After a second album, 1991's Big Black River, the Hilltops dissolved when Laurie Stirratt and Cary Hudson relocated to Los Angeles and formed their own group, Blue Mountain; John Stirratt then moved to New Orleans, briefly joining Cajun rockers the Bluerunners and in 1992 issuing a self-titled collection of demos under the name the Gimmecaps. That fall Stirratt received a call from Uncle Tupelo manager Tony Margherita, asking him to serve as guitar tech for the trio's upcoming European tour; when bassist Jeff Tweedy opted to play guitar instead during sessions for the band's swansong, 1993's Anodyne, Stirratt ended up playing bass on much of the completed album, also performing on the subsequent tour. Uncle Tupelo dissolved in mid-1994, and when Tweedy moved to Chicago and formed his own band, Wilco, he invited Stirratt to join on bass -- Stirratt also performed his ballad "It's Just That Simple" on the group's 1995 debut LP, A.M. With fellow Wilco members Jay Bennett, Ken Coomer, and Max Johnston, he also formed a side project called Courtesy Move, recording a never-completed album in early 1996. (With the members of Blue Mountain and others, Stirratt also contributed to a group project dubbed Rock & Roll Summer Camp 98.)
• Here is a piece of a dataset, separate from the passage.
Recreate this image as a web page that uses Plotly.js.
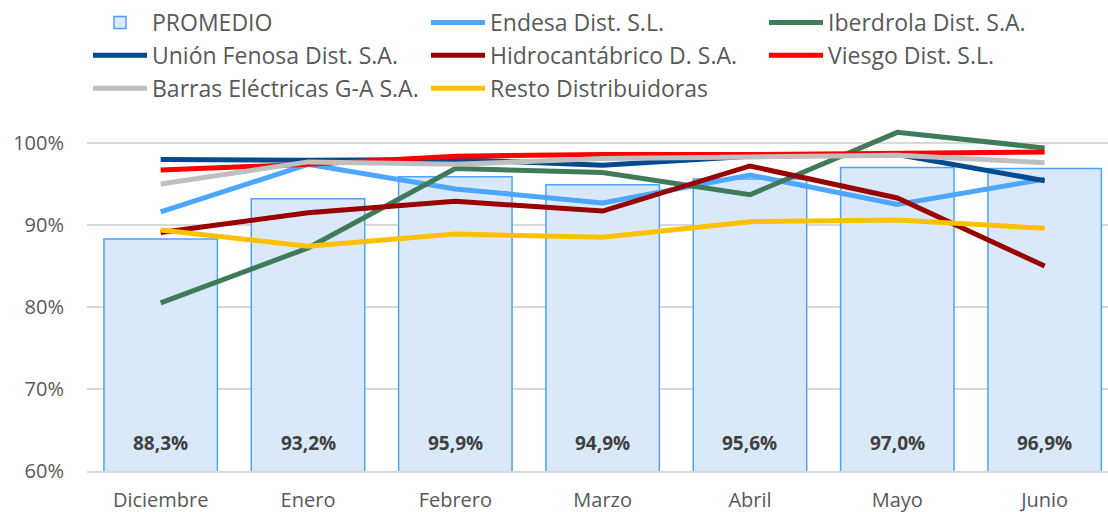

With efforts including 1996's Being There and 1999's Summer Teeth, Wilco moved away from its Americana roots toward an increasingly compelling and idiosyncratic brand of experimental pop, in the process emerging as perhaps the most critically acclaimed American band of its generation, However, Stirratt continued writing his own material, and in 1998 collaborated with multi-instrumentalist and college pal Pat Sansone as the Autumn Defense, a duo inspired by the Baroque pop of the late '60s. Convening at Daniel Lanois' Kingsway studio in New Orleans, the band recorded its debut album, The Green Hour, issued on Stirratt's own Broadmoor label in early 2001; however, by that time he was working on Wilco's landmark Yankee Hotel Foxtrot, and as a result the Autumn Defense played a scant few shows in honor of the disc's release. The follow-up, Circles, appeared on the Arena Rock label in late 2003, and was supported by a U.S. tour early the following year. The Autumn Defense also contributed the soundtrack to indie filmmaker Enid Zentelis' Evergreen, and after Laurie Stirratt relocated to Chicago in 2002, the twins began performing as a duo, recording a country-folk collection scheduled for release in the spring of 2004.